Referendum Katalonien am Rande des Abgrunds

Barcelona/Madrid · (dpa) Die Stimmung in Katalonien wird von Stunde zu Stunde brisanter. Die Regierung der von ausländischen Touristen meistbesuchten Region Spaniens will am 1. Oktober ein „verbindliches Referendum“ über die Unabhängigkeit vom EU-Land durchführen – gegen den Willen der spanischen Zentralregierung und ungeachtet eines gerichtlichen Verbots. Die katalanische Zeitung „El Periódico“ titelte, die Region sei „am Rande des Abgrunds“.

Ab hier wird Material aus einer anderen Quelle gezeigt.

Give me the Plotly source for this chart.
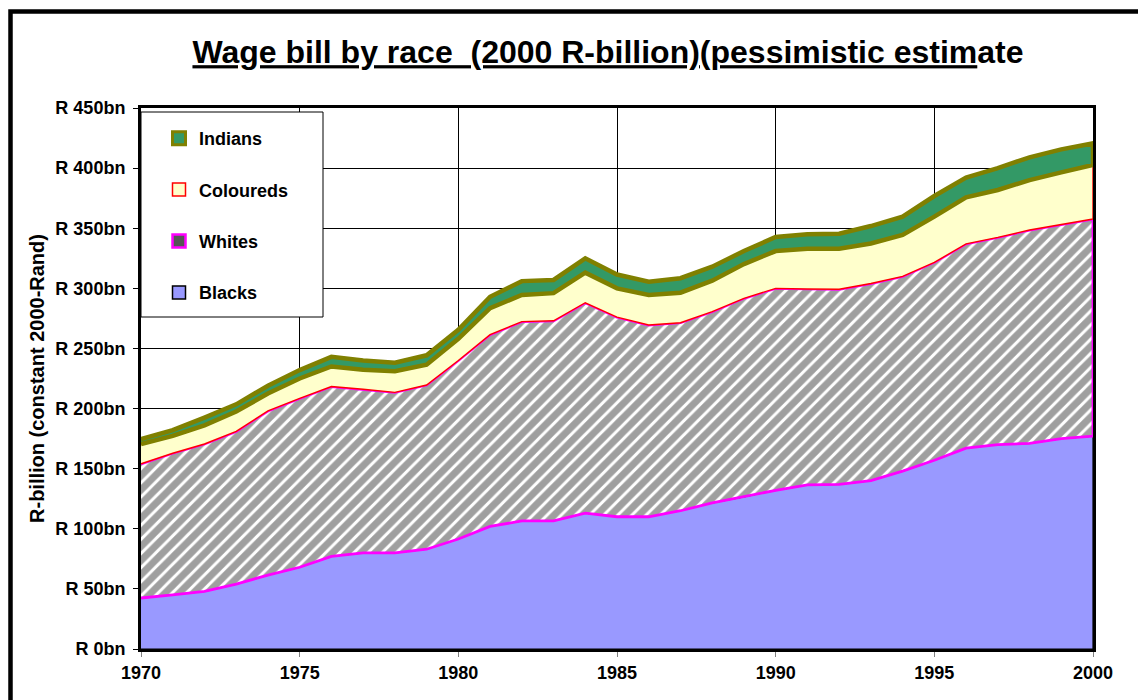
import numpy as np
import plotly.graph_objects as go

# Wage bill by race, constant 2000 Rand (billions), pessimistic estimate
years = list(range(1970, 2001))
blacks = [42.4, 45.0, 48.0, 54.0, 61.5, 68.0, 77.0, 80.0, 80.0, 83.0, 91.5,
          102.0, 106.5, 106.5, 113.0, 110.0, 110.0, 115.0, 121.5, 126.5, 132.0,
          136.5, 137.0, 140.0, 148.0, 157.0, 167.0, 170.0, 171.0, 175.0, 177.0]
whites = [111.6, 117.8, 122.5, 127.0, 136.5, 140.5, 141.3, 136.0, 133.5, 136.6, 148.5,
          159.5, 165.8, 166.5, 175.0, 166.0, 159.5, 156.4, 159.1, 165.2, 168.0,
          163.0, 162.2, 164.0, 162.0, 164.6, 170.0, 172.4, 177.5, 178.0, 180.7]
coloureds = [16.5, 14.5, 15.5, 16.5, 14.5, 16.5, 16.7, 16.3, 17.5, 16.9, 18.0,
             22.0, 22.2, 23.0, 25.0, 24.0, 25.0, 25.0, 25.8, 28.5, 31.0,
             33.5, 33.8, 33.3, 34.4, 38.0, 38.7, 39.4, 41.5, 43.5, 44.9]
indians = [4.0, 4.7, 6.5, 6.0, 6.5, 7.0, 8.0, 7.7, 7.2, 7.8, 7.5,
           9.5, 11.5, 11.0, 12.0, 11.5, 11.0, 12.0, 11.6, 10.8, 11.7,
           12.0, 12.5, 14.5, 15.2, 17.2, 16.5, 18.2, 19.0, 19.1, 18.0]

y_ticks = list(range(0, 451, 50))
y_labels = [f"R {v}bn" for v in y_ticks]
x_ticks = list(range(1970, 2001, 5))

FONT = "Liberation Sans, Arial, sans-serif"

series = [
    # name, values, fill, border colour, border width, pattern
    ("Blacks", blacks, "#9999FF", "#000000", 1.2, None),
    ("Whites", whites, "#FFFFFF", "#FF00FF", 2.8, dict(shape="/", fgcolor="#3f3f3f",
                                                      bgcolor="#FFFFFF", size=10, solidity=0.7)),
    ("Coloureds", coloureds, "#FFFFCC", "#FF0000", 1.4, None),
    ("Indians", indians, "#339966", "#808000", 4.5, None),
]

fig = go.Figure()

# each band is a closed polygon so its border runs along both edges, like a stacked area
base = np.zeros(len(years))
x_poly = years + years[::-1]
for name, vals, fill, edge, width, pattern in series:
    top = base + np.array(vals)
    y_poly = list(top) + list(base[::-1])
    kw = dict(fillpattern=pattern) if pattern else {}
    fig.add_trace(go.Scatter(
        x=x_poly, y=y_poly, mode="lines", fill="toself", fillcolor=fill,
        line=dict(color=edge, width=width), name=name, showlegend=False,
        hoverinfo="skip", **kw))
    base = top

# legend swatches (square markers), listed top-down
swatches = {
    "Indians": ("#339966", "#808000", 3),
    "Coloureds": ("#FFFFCC", "#FF0000", 1.5),
    "Whites": ("#555555", "#FF00FF", 2.5),
    "Blacks": ("#9999FF", "#000000", 1.5),
}
for name, (fill, edge, lw) in swatches.items():
    fig.add_trace(go.Scatter(
        x=[None], y=[None], mode="markers", name=name, legendgroup=name,
        marker=dict(symbol="square", size=13, color=fill, line=dict(color=edge, width=lw))))

L, R, T, B = 141, 45, 108, 51
W, H = 1138, 700
pw, ph = W - L - R, H - T - B


def px(x):
    return (x - L) / pw


def py(y):
    return (H - B - y) / ph


fig.update_layout(
    width=W, height=H,
    margin=dict(l=L, r=R, t=T, b=B),
    paper_bgcolor="white", plot_bgcolor="white",
    font=dict(family=FONT, color="black"),
    title=dict(
        text="<u>Wage bill by race\u00a0\u00a0(2000 R-billion)(pessimistic estim</u>ate",
        x=608 / W, xanchor="center", y=1 - 52 / H, yanchor="middle",
        font=dict(size=32, family=FONT, weight="bold", color="black")),
    legend=dict(
        x=px(159), xanchor="left", y=py(120), yanchor="top",
        bgcolor="rgba(0,0,0,0)", borderwidth=0, traceorder="grouped",
        tracegroupgap=25, font=dict(size=18, family=FONT, weight="bold")),
    shapes=[
        # legend box
        dict(type="rect", xref="paper", yref="paper", layer="above",
             x0=px(141), x1=px(323), y0=py(317), y1=py(112),
             fillcolor="white", line=dict(color="black", width=1)),
        # outer chart frame
        dict(type="rect", xref="paper", yref="paper", layer="below",
             x0=px(10.5), x1=px(1150), y0=py(715), y1=py(11.5),
             line=dict(color="black", width=4.5)),
    ],
)

fig.update_xaxes(
    range=[1970, 2000], tickvals=x_ticks, showgrid=True, gridcolor="#000000", gridwidth=1,
    showline=True, linecolor="black", linewidth=3, mirror=True,
    ticks="outside", ticklen=5, tickcolor="#808080",
    tickfont=dict(size=18, family=FONT, weight="bold"), zeroline=False)
fig.update_yaxes(
    range=[0, 450], tickvals=y_ticks, ticktext=y_labels,
    showgrid=True, gridcolor="#000000", gridwidth=1,
    showline=True, linecolor="black", linewidth=3, mirror=True,
    ticks="outside", ticklen=5, tickcolor="#000000", ticklabelstandoff=4,
    tickfont=dict(size=18, family=FONT, weight="bold"), zeroline=False,
    title=dict(text="R-billion (constant 2000-Rand)", standoff=6,
               font=dict(size=20, family=FONT, weight="bold")))

fig.write_html("out.html")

Wie wahrscheinlich ist es nach der jüngsten Entwicklung, dass das Referendum tatsächlich wie von Barcelona geplant stattfindet?

Äußerst unwahrscheinlich. Der Sprecher der Zentralregierung, Iñigo Méndez de Vigo, sagte, die Abstimmung sei durch Festnahmen und Sicherstellungen „logistisch endgültig deaktiviert“ worden. Die große Mehrheit der Beobachter sieht das genauso. Die Regionalregierung hält indes am Referendum fest – und hat die Wahlurnen vor der Polizei versteckt. Sie wird aber wohl nur hier und da Wahllokale öffnen und bestenfalls „symbolische Abstimmung“ durchführen können.

Wie werden die Separatisten auf die Aktionen der Zentralregierung und der Justiz weiter reagieren?

Mit einem Abflauen der Krise und einem Nachgeben der Separatisten rechnet in Spanien niemand. Zumal es keinen Dialog zwischen den Seiten gibt. Zum wahrscheinlichsten Szenario sagte der angesehene Katalonien-Experte Toni Bolaño Mittwochabend im spanischen TV: „Niemand soll nun denken, dass am 1. Oktober die Menschen zu Hause bleiben werden, weil es keine Urnen, keine Wahlzettel, keine Lokale geben wird. Die Spannung wird bis dahin stetig zunehmen.“ Fermín Bocos, schon als bester Journalist Spaniens ausgezeichnet, zieht bereits Vergleiche mit der Revolution 2014 in der Ukraine. Hunderttausende würden auf die Straßen gehen.

Welche Mittel kann die Zentralregierung noch einsetzen, falls sich die Lage in Katalonien weiter zuspitzt?

In Spanien sorgt „Artículo 155“ dieser Tage für heiße Diskussionen. Die paar Zeilen, fast eine Kopie von Artikel 37 des deutschen Grundgesetzes, erlauben es der Zentralregierung, in einer Region einzugreifen, deren Machthaber gegen Bestimmungen des Grundgesetzes verstoßen. Notfalls mit Einschränkungen der Befugnisse und mit Gewalt. Ist es möglich, dass die Panzer auf den Ramblas einfahren? Madrid schließt „keine Option aus“.

Würde ein unabhängiges Katalonien Mitglied der EU bleiben können?

Nein. EU-Kommissionschef Jean-Claude Juncker bekräftigte erst vor wenigen Tagen im Interview des TV-Senders Euronews, im Falle einer Unabhängigkeitserklärung werde Katalonien „automatisch“ ausgeschlossen. Die unabhängig gewordene Region werde auch nicht „am Tag danach“ der EU beitreten können.